The recent floods has not only brought adverse impacts, but also advantages, a Senior Minister said. “The dams were full and the saving to the country on this will be Rs two billion with the increase in hydro power energy and Sri Lanka can cut down oil imports, International Monetary Cooperation Senior Minister Dr Sarath Amunugama told a meeting hosted by the Council for Business with Britain yesterday.

He said there is a 10 percent excess rice production from last year that is sufficient to fill the 10 percent rice reduction of the harvest this year due to floods.

“There are three elements Sri Lanka should look into when going for a double digit growth. The first is the secure region for business which Sri Lanka has been able to prove as one of the most safe countries in the region with improved security measures.

Good infrastructure comes next and new harbours, airports and a sound road network, are in the agenda. “The large investments in the infrastructure sector has started to pay off. It is now time for the private sector to take off the improvement in investments. In years to come we will have all the building blocks in place as far as infrastructure is concerned,” Dr. Amunugama said.

A World Bank study says that if the Sri Lankan railway system could connect the hill country with Colombo, it will alone add one percent to GDP growth. There are so many similar areas in which we can invest in, he said.

Getting the macro economic situation right is where country should consider next. A primary objective at macro economic level is to keep our savings higher than the inflation rate. The inflation rate is five percent currently which was at twenty five percent two years ago.

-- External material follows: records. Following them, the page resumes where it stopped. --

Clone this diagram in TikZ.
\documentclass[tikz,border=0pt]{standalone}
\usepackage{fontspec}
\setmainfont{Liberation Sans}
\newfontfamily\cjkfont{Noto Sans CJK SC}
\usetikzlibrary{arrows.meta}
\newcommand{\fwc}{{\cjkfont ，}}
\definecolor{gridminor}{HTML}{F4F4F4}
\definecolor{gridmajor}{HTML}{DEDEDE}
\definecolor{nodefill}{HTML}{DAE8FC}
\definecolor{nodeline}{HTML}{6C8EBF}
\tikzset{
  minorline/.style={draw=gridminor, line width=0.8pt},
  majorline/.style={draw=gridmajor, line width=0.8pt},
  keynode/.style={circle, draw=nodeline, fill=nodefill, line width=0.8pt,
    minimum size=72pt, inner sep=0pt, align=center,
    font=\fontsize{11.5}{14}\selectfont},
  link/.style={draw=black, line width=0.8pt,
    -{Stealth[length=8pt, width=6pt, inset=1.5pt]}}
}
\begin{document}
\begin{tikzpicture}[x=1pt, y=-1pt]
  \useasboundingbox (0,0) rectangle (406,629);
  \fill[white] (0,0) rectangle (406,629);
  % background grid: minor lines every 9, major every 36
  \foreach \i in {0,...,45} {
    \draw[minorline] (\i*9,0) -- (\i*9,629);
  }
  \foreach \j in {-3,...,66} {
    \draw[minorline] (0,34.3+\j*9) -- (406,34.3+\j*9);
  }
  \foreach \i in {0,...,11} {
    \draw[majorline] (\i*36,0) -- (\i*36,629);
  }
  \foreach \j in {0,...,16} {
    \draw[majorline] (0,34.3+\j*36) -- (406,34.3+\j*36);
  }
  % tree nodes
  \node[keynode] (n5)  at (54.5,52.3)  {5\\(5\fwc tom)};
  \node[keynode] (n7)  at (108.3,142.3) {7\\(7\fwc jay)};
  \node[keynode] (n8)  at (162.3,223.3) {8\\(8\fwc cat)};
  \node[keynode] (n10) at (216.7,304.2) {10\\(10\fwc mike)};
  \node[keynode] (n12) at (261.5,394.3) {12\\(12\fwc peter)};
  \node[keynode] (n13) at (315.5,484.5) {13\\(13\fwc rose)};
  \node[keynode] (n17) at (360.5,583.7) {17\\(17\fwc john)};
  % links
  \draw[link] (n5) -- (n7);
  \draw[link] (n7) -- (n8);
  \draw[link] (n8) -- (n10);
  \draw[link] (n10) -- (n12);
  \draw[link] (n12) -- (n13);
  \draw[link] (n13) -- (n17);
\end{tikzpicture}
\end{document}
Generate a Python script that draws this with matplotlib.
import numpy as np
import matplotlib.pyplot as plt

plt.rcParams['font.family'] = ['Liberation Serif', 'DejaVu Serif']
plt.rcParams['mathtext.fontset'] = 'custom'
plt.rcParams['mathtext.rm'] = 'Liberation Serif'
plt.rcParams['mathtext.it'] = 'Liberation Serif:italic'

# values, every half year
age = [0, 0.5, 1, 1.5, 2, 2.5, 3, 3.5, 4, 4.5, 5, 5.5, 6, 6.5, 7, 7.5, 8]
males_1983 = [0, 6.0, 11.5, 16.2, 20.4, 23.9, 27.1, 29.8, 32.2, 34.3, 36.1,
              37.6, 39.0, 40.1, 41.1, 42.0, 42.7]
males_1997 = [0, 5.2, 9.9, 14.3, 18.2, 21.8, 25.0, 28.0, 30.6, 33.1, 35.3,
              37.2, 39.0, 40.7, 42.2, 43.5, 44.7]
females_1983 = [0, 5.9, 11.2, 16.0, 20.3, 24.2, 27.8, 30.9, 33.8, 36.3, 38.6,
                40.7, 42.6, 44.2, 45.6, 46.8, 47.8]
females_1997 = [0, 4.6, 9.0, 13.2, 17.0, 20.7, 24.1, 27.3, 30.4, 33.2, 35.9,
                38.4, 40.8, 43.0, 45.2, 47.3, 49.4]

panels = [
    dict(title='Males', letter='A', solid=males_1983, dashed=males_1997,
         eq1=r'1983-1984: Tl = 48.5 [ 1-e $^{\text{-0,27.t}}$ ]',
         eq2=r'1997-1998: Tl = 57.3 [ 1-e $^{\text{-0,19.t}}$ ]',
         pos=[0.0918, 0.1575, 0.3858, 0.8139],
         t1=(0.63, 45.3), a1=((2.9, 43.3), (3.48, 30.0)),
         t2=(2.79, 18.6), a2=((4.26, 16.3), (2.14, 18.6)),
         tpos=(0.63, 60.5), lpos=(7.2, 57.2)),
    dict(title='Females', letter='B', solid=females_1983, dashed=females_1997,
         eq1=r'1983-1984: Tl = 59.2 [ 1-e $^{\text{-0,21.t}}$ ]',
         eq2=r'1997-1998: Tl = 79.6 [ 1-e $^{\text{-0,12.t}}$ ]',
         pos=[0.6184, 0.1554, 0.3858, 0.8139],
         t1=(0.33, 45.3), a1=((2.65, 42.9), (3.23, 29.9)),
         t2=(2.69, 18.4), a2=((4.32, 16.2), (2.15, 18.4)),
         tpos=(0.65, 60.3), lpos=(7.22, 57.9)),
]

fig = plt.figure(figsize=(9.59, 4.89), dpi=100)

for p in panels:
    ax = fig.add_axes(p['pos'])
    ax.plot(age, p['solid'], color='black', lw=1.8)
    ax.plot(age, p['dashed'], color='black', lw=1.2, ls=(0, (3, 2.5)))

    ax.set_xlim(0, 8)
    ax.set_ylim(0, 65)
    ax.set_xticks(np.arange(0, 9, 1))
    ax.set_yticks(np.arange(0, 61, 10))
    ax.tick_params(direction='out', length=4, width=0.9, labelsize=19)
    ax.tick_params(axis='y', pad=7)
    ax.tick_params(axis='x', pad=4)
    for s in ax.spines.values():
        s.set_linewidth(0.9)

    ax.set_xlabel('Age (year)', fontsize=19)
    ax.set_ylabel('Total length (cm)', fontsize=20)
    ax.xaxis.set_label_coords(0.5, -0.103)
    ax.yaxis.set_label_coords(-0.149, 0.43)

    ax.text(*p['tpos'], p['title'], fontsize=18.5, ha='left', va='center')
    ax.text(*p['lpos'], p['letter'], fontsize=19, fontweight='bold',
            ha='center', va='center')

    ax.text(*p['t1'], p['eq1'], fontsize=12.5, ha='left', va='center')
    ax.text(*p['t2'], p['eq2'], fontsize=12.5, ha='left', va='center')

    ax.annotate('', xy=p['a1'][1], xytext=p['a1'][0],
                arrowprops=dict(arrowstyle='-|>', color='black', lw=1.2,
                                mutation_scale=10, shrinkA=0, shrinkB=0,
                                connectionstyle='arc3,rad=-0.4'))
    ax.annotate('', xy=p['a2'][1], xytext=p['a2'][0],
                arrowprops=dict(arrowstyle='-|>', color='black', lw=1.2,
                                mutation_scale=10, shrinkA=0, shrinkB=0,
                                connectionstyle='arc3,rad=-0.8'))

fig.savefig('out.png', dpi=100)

“Currently we are getting large amount of foreign exchange as expatriate earnings on our foreign account. We have consistently reduced the fiscal deficit and this year we will be confining it to 7.5 percent and next year we will reduce it to five percent,” he said.

“New developments in service oriented areas such as IT, tourism, banking and financial sectors for which we are equipped with man power. Compared to other competing countries, we are ahead of man power. Many growing markets can get the financial services from countries such as Sri Lanka,” he said.